* _Given task_
Restate the whole listing word for word. Pictures are left out.

* _Data excerpt_
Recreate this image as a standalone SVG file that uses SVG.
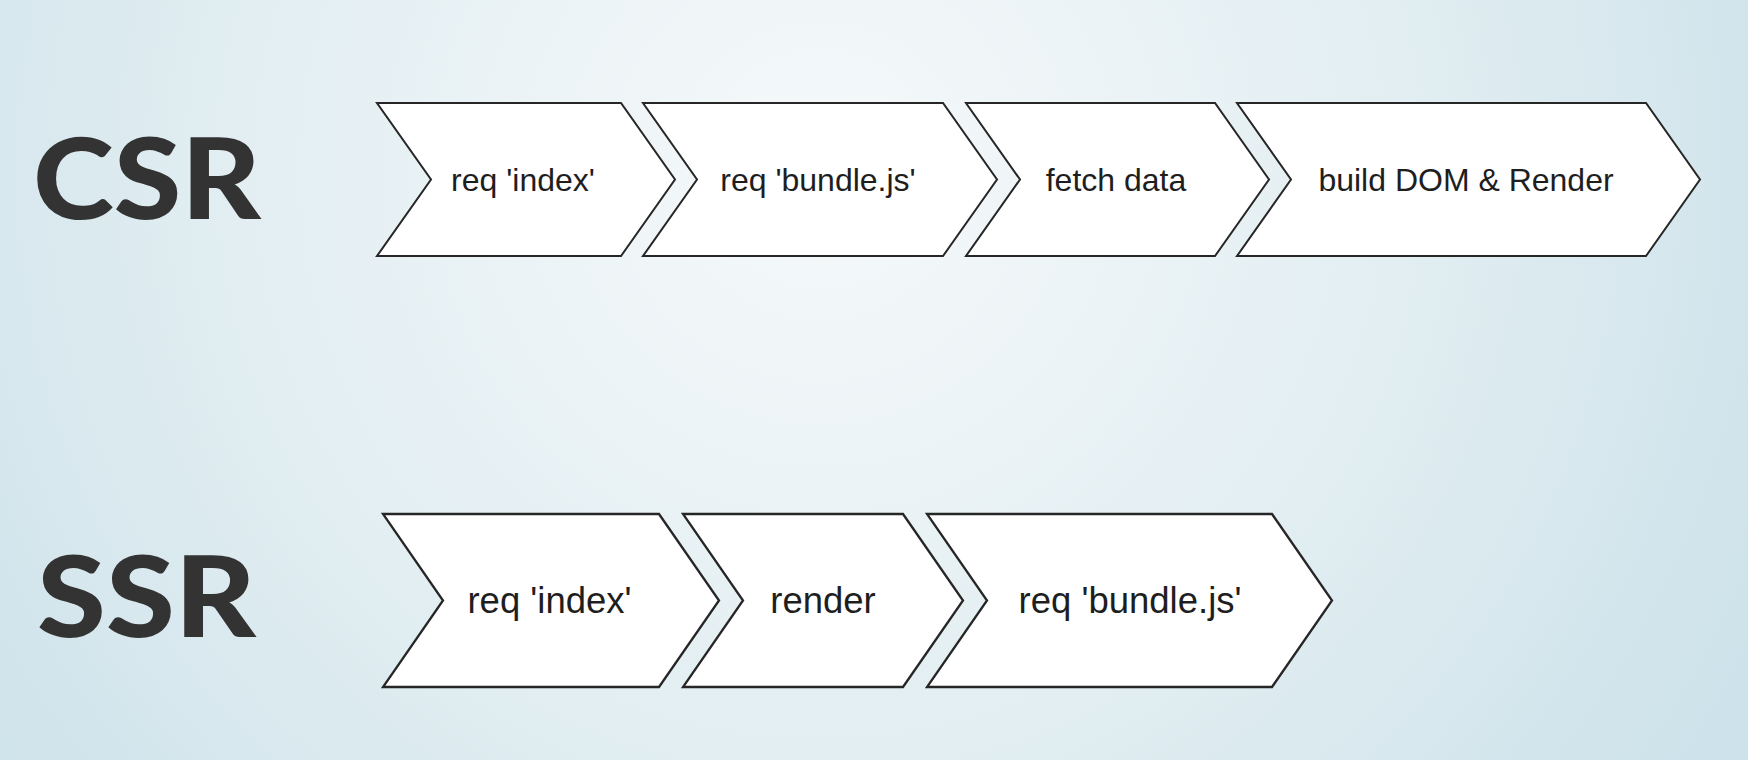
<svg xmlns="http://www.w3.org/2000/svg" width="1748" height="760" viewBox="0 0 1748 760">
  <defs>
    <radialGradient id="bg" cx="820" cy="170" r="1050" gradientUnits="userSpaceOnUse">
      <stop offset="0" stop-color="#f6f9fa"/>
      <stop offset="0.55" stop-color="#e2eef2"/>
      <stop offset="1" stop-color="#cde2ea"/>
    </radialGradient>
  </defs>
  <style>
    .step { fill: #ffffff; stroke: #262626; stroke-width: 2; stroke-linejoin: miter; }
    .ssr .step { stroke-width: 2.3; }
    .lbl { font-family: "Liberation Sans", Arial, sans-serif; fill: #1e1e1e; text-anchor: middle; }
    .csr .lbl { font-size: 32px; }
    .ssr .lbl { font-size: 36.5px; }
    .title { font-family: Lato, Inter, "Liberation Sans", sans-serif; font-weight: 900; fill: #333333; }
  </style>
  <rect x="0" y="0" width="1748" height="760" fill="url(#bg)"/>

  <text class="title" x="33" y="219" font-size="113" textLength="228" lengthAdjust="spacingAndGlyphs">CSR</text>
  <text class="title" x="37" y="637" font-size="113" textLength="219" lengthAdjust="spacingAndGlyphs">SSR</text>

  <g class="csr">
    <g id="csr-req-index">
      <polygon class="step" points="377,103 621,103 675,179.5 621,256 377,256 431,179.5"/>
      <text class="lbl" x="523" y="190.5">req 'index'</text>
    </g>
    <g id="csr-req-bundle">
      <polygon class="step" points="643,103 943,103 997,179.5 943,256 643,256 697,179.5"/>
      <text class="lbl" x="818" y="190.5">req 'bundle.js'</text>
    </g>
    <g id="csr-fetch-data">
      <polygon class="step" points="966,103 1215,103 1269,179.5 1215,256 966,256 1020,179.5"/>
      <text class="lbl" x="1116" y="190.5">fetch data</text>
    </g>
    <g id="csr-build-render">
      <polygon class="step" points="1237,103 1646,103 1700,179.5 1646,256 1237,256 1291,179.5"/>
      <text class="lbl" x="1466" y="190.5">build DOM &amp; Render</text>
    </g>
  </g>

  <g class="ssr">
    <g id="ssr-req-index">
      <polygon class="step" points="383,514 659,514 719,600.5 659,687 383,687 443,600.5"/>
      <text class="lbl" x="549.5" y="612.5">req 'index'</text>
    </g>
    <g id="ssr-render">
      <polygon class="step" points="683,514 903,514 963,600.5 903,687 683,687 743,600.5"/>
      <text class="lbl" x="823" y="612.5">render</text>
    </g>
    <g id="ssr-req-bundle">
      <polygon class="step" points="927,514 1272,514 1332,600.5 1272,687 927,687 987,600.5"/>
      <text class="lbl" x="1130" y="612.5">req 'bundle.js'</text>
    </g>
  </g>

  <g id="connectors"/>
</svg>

* _Answer to this task_
Recreate this image as a standalone SVG file that uses SVG.
<svg xmlns="http://www.w3.org/2000/svg" width="1748" height="760" viewBox="0 0 1748 760">
  <defs>
    <radialGradient id="bg" cx="820" cy="170" r="1050" gradientUnits="userSpaceOnUse">
      <stop offset="0" stop-color="#f6f9fa"/>
      <stop offset="0.55" stop-color="#e2eef2"/>
      <stop offset="1" stop-color="#cde2ea"/>
    </radialGradient>
  </defs>
  <style>
    .step { fill: #ffffff; stroke: #262626; stroke-width: 2; stroke-linejoin: miter; }
    .ssr .step { stroke-width: 2.3; }
    .lbl { font-family: "Liberation Sans", Arial, sans-serif; fill: #1e1e1e; text-anchor: middle; }
    .csr .lbl { font-size: 32px; }
    .ssr .lbl { font-size: 36.5px; }
    .title { font-family: Lato, Inter, "Liberation Sans", sans-serif; font-weight: 900; fill: #333333; }
  </style>
  <rect x="0" y="0" width="1748" height="760" fill="url(#bg)"/>

  <text class="title" x="33" y="219" font-size="113" textLength="228" lengthAdjust="spacingAndGlyphs">CSR</text>
  <text class="title" x="37" y="637" font-size="113" textLength="219" lengthAdjust="spacingAndGlyphs">SSR</text>

  <g class="csr">
    <g id="csr-req-index">
      <polygon class="step" points="377,103 621,103 675,179.5 621,256 377,256 431,179.5"/>
      <text class="lbl" x="523" y="190.5">req 'index'</text>
    </g>
    <g id="csr-req-bundle">
      <polygon class="step" points="643,103 943,103 997,179.5 943,256 643,256 697,179.5"/>
      <text class="lbl" x="818" y="190.5">req 'bundle.js'</text>
    </g>
    <g id="csr-fetch-data">
      <polygon class="step" points="966,103 1215,103 1269,179.5 1215,256 966,256 1020,179.5"/>
      <text class="lbl" x="1116" y="190.5">fetch data</text>
    </g>
    <g id="csr-build-render">
      <polygon class="step" points="1237,103 1646,103 1700,179.5 1646,256 1237,256 1291,179.5"/>
      <text class="lbl" x="1466" y="190.5">build DOM &amp; Render</text>
    </g>
  </g>

  <g class="ssr">
    <g id="ssr-req-index">
      <polygon class="step" points="383,514 659,514 719,600.5 659,687 383,687 443,600.5"/>
      <text class="lbl" x="549.5" y="612.5">req 'index'</text>
    </g>
    <g id="ssr-render">
      <polygon class="step" points="683,514 903,514 963,600.5 903,687 683,687 743,600.5"/>
      <text class="lbl" x="823" y="612.5">render</text>
    </g>
    <g id="ssr-req-bundle">
      <polygon class="step" points="927,514 1272,514 1332,600.5 1272,687 927,687 987,600.5"/>
      <text class="lbl" x="1130" y="612.5">req 'bundle.js'</text>
    </g>
  </g>

  <g id="connectors"/>
</svg>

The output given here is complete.